Evolutionary Stackelberg Routing for Social Cost Reduction in Traffic Networks

An evolutionary Stackelberg framework for a two-population routing game is proposed, in which a boundedly rational central controller manages a fleet of vehicles sharing the network with selfish drivers. The controller assigns routes to minimize social cost by managing her fleet via the E-Aloof strategy, a low-information, adaptive rule that requires only the observation of the instantaneous traffic distribution and no memory of past states; E-Aloof is an evolutionary extension of the greedy, static Aloof strategy. The drivers of the remaining vehicles behave selfishly and myopically, adapting routes according to the Stackelberg Replicator Dynamic by comparing their travel costs with those of randomly sampled vehicles. The work formulates the problem as a nonatomic routing game on a two-parallel-link network.
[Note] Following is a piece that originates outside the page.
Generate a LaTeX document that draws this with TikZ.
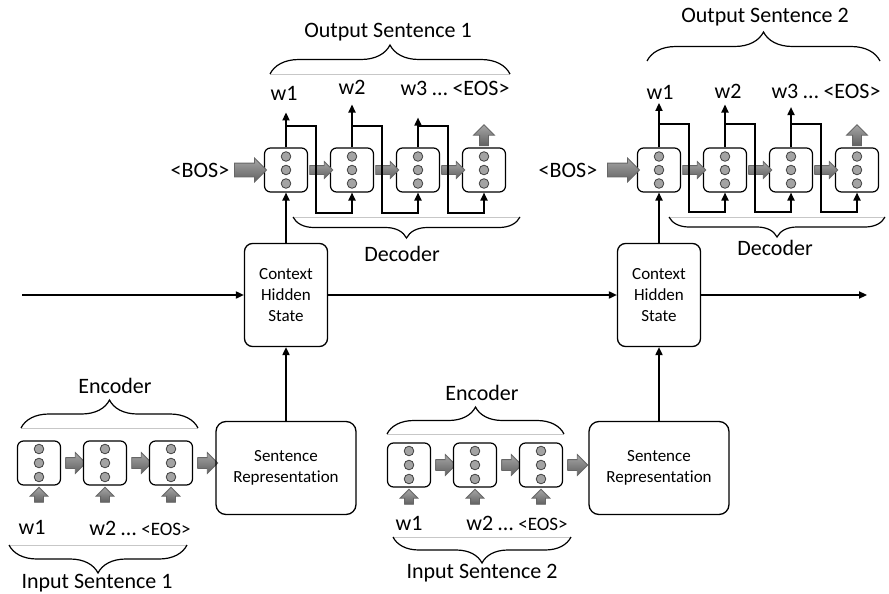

It establishes the existence of asymptotically stable equilibria under standard assumptions of continuously differentiable, nondecreasing, convex cost functions. The conditions under which centralization improves performance are derived, showing that while Aloof is beneficial when at least half of the vehicles are centralized, E-Aloof requires fewer centralized vehicles depending on the cost functions. For linear costs, conditions are found under which the equilibria coincide with those of a full-information Stackelberg game.